## What is expected
The answer is one number: how many lines hold the string "React".
─── Recorded information ───
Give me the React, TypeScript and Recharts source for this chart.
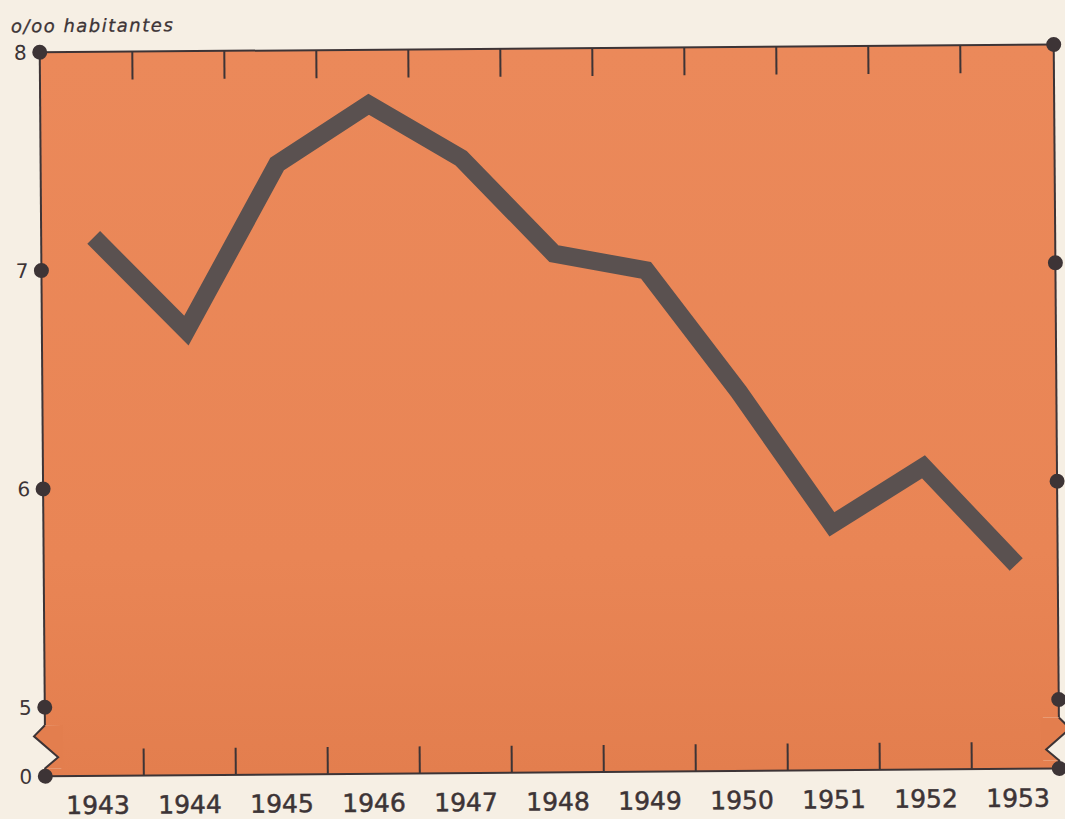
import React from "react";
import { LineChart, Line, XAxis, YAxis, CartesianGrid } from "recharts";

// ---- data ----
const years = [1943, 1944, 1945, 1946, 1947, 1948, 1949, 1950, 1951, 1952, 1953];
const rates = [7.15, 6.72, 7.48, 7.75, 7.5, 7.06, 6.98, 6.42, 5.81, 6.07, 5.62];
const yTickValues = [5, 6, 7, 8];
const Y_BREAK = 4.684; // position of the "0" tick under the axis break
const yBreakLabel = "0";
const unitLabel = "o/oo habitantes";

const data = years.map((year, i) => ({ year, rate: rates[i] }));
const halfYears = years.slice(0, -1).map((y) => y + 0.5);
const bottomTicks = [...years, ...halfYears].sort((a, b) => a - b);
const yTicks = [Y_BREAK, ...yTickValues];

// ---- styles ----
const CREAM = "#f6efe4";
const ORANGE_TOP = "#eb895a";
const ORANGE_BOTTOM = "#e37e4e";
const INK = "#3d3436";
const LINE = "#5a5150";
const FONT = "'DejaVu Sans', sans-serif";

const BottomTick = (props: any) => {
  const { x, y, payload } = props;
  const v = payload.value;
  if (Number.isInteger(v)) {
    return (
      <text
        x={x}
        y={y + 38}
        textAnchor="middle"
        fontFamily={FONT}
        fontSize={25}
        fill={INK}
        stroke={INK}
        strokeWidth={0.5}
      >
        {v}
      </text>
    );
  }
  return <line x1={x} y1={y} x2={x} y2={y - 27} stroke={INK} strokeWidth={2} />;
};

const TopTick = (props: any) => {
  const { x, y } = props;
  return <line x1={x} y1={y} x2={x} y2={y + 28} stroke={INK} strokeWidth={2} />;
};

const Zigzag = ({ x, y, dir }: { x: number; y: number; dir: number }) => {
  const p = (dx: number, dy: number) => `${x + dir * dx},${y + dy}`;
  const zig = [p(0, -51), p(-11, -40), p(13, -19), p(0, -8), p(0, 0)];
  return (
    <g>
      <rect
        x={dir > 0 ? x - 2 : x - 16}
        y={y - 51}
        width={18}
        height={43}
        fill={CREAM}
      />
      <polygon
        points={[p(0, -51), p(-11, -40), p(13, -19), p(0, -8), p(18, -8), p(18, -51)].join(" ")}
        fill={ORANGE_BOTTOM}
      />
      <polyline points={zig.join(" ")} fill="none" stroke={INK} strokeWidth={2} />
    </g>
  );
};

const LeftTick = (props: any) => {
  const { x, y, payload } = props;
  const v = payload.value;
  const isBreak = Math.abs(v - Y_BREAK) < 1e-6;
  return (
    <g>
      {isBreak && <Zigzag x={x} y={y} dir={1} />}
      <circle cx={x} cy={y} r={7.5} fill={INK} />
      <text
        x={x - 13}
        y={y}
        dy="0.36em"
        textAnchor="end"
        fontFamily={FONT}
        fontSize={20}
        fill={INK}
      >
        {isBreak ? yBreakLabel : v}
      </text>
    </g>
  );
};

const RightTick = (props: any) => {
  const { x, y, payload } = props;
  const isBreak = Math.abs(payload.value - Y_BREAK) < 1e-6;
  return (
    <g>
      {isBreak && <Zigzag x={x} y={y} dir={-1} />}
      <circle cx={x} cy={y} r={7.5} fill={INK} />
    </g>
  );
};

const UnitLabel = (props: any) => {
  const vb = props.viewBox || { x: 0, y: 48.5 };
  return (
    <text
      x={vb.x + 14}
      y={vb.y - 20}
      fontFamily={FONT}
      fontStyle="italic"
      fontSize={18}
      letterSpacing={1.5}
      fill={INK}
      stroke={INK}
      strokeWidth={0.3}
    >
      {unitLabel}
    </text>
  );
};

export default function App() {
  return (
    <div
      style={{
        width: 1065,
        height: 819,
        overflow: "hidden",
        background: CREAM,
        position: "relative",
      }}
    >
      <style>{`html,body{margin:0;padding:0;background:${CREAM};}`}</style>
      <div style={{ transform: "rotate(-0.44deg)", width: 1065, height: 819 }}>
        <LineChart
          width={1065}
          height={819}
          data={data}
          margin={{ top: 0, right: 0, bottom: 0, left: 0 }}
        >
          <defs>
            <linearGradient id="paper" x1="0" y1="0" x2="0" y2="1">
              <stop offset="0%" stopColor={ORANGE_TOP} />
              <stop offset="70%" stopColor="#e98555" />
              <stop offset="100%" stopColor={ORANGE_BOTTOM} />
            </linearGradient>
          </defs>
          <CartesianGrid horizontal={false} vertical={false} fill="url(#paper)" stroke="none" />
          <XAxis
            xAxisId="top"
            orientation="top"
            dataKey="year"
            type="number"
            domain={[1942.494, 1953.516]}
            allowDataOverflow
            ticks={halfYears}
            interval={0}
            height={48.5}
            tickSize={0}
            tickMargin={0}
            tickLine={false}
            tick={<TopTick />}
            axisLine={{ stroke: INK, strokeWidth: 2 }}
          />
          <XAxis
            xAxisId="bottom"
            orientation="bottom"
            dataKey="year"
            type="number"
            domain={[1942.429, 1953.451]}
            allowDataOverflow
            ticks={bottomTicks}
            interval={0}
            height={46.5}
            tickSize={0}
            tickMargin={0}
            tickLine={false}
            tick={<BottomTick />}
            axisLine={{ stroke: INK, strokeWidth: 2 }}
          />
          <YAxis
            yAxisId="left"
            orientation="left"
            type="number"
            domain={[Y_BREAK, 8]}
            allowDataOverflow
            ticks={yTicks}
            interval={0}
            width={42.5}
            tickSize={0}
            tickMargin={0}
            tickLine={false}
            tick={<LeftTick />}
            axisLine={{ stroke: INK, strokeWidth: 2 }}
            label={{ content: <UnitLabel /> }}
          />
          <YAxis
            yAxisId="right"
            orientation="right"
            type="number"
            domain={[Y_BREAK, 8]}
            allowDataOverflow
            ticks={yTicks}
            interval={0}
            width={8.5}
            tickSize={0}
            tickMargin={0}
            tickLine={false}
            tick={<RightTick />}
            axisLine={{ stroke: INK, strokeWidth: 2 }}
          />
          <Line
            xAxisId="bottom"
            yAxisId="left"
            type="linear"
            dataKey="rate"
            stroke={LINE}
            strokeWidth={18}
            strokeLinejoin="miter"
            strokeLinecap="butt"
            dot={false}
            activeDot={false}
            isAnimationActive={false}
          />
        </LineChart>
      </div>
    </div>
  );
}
───
## Response
2